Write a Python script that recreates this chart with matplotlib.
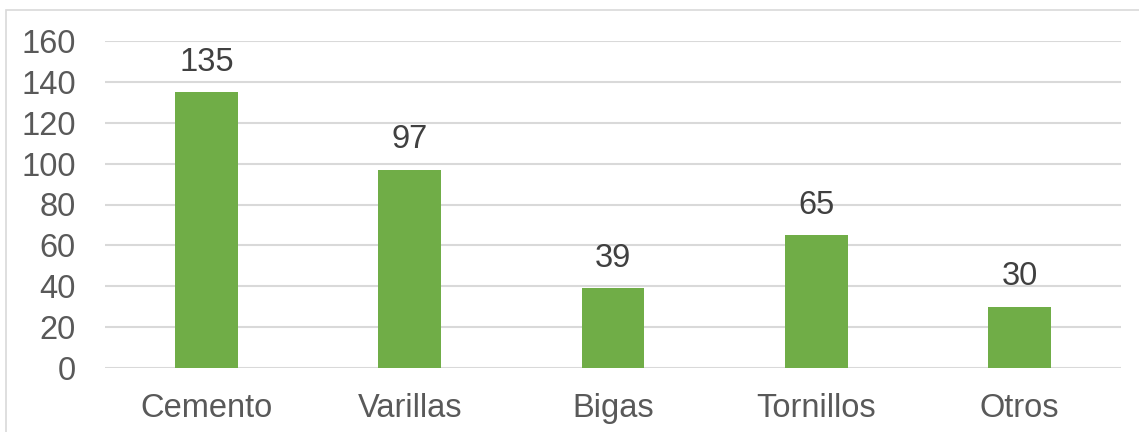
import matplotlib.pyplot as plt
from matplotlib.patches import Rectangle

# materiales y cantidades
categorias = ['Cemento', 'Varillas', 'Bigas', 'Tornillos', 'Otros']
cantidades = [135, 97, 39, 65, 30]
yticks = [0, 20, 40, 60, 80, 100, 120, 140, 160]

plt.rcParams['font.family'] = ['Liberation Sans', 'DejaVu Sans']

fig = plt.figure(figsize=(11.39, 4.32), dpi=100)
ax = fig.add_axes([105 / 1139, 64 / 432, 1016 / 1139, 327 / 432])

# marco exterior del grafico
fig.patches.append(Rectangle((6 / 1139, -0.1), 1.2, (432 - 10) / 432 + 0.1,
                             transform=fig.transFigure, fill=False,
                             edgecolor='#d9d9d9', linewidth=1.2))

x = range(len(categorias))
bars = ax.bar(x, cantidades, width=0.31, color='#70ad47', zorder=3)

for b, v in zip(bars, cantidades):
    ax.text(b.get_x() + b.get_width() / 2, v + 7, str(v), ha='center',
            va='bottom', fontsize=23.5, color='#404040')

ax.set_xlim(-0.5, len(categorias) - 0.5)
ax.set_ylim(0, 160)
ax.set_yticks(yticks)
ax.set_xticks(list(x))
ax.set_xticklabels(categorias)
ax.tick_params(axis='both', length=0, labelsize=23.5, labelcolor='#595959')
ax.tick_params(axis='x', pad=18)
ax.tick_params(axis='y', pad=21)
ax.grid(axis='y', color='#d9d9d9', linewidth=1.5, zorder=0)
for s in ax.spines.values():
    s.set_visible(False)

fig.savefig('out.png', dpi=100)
··········
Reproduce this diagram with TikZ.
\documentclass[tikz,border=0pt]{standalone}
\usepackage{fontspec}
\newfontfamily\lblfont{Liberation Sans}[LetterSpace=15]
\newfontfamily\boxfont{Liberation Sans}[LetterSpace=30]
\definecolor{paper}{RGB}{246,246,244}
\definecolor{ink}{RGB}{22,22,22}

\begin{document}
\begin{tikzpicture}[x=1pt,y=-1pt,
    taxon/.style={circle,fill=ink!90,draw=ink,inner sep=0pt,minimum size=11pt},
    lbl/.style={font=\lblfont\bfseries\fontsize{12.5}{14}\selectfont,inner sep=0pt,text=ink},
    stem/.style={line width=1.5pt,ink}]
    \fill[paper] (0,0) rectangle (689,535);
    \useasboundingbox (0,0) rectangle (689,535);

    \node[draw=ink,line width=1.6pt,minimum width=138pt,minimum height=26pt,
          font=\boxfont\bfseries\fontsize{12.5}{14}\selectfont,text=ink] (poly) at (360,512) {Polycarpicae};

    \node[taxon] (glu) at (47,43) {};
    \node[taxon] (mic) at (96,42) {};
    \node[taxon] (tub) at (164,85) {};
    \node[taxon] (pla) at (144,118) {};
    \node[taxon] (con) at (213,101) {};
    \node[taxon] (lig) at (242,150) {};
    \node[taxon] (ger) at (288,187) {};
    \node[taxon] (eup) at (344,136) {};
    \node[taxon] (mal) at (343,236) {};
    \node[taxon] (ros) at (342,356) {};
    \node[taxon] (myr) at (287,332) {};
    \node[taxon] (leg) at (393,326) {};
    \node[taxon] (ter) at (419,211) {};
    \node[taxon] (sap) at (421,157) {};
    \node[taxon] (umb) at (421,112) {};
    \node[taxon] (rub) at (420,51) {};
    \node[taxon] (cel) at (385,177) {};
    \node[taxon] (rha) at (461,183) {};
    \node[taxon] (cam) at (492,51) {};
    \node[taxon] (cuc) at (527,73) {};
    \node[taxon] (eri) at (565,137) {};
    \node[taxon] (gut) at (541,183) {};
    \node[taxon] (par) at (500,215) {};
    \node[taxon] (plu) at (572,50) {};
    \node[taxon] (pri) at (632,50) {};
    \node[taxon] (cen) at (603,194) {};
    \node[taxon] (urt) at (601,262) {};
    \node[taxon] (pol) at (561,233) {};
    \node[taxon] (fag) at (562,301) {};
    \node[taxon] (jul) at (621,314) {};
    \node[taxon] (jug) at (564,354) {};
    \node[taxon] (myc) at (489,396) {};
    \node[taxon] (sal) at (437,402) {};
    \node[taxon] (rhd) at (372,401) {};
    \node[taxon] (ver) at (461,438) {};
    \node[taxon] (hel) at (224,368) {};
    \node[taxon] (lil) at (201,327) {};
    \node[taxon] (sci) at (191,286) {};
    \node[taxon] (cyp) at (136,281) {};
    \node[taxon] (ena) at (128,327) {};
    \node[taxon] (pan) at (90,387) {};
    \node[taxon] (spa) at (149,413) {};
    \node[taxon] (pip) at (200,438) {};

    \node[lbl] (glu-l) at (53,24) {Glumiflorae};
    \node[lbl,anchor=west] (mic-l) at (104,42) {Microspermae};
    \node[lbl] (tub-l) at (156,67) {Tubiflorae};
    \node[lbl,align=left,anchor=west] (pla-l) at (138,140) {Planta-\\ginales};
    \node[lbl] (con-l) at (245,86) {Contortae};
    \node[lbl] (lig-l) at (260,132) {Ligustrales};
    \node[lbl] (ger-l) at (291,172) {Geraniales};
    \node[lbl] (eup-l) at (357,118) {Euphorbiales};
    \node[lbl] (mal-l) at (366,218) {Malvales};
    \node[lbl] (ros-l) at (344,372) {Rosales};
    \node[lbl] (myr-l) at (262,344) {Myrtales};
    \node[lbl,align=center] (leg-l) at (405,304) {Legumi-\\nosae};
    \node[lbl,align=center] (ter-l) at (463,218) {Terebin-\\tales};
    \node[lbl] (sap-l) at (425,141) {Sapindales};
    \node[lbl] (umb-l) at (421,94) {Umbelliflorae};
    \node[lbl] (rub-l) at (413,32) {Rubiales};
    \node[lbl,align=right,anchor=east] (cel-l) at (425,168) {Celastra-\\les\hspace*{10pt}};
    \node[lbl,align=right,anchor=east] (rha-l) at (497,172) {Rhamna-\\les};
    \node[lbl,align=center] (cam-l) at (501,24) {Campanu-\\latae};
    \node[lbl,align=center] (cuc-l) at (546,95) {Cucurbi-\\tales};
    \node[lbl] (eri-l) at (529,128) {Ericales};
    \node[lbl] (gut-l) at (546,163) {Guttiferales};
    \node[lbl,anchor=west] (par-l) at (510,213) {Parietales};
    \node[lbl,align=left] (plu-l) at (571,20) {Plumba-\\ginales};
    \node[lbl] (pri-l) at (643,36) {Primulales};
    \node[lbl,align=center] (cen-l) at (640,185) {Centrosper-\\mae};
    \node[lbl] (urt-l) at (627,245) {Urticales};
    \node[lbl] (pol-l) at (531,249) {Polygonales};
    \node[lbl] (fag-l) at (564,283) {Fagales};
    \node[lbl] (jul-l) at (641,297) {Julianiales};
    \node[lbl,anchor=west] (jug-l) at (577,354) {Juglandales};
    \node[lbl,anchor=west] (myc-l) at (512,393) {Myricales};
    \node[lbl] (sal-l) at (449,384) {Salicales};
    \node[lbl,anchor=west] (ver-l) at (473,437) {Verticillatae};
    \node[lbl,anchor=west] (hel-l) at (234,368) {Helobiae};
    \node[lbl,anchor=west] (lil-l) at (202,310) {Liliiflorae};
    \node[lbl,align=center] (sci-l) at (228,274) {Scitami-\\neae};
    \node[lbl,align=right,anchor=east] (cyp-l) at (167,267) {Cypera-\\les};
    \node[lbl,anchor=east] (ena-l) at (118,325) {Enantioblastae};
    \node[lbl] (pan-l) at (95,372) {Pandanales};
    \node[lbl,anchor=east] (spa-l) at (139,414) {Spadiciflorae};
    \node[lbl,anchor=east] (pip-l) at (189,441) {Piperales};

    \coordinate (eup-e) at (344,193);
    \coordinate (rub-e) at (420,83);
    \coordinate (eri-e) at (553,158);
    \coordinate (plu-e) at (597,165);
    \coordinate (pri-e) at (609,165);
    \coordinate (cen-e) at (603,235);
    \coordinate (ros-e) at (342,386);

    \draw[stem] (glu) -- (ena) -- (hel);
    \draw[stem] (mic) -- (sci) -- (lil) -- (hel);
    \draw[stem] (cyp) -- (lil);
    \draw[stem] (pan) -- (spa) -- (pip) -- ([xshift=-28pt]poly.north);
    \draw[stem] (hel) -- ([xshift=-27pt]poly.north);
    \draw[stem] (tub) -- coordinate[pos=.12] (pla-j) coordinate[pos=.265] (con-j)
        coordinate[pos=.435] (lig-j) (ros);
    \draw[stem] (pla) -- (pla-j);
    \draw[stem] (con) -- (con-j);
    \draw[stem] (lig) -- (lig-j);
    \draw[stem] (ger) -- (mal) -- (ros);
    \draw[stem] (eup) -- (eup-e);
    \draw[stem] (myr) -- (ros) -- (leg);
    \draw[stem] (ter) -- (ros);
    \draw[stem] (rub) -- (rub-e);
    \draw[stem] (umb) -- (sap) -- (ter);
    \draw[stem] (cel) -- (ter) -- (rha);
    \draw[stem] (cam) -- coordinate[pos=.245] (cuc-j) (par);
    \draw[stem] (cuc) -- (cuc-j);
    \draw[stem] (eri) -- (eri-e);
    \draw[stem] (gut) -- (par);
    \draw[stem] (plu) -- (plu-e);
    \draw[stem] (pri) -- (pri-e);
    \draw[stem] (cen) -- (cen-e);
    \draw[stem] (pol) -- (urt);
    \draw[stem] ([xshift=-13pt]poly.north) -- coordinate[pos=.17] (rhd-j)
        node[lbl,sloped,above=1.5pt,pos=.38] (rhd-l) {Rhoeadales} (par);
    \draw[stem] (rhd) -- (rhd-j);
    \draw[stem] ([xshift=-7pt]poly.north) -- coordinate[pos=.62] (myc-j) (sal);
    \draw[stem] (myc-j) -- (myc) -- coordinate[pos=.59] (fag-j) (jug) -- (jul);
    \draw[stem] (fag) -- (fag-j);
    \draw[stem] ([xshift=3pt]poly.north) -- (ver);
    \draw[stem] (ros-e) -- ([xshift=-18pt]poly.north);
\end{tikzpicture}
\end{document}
··········
__Given instruction__
From the material above, reproduce only what runs from the line holding "Write a Python" down to the line holding "edgecolor='#d9d9d9', linewidth=1.2))", both included, pictures excluded.

__Task result__
Write a Python script that recreates this chart with matplotlib.
import matplotlib.pyplot as plt
from matplotlib.patches import Rectangle

# materiales y cantidades
categorias = ['Cemento', 'Varillas', 'Bigas', 'Tornillos', 'Otros']
cantidades = [135, 97, 39, 65, 30]
yticks = [0, 20, 40, 60, 80, 100, 120, 140, 160]

plt.rcParams['font.family'] = ['Liberation Sans', 'DejaVu Sans']

fig = plt.figure(figsize=(11.39, 4.32), dpi=100)
ax = fig.add_axes([105 / 1139, 64 / 432, 1016 / 1139, 327 / 432])

# marco exterior del grafico
fig.patches.append(Rectangle((6 / 1139, -0.1), 1.2, (432 - 10) / 432 + 0.1,
                             transform=fig.transFigure, fill=False,
                             edgecolor='#d9d9d9', linewidth=1.2))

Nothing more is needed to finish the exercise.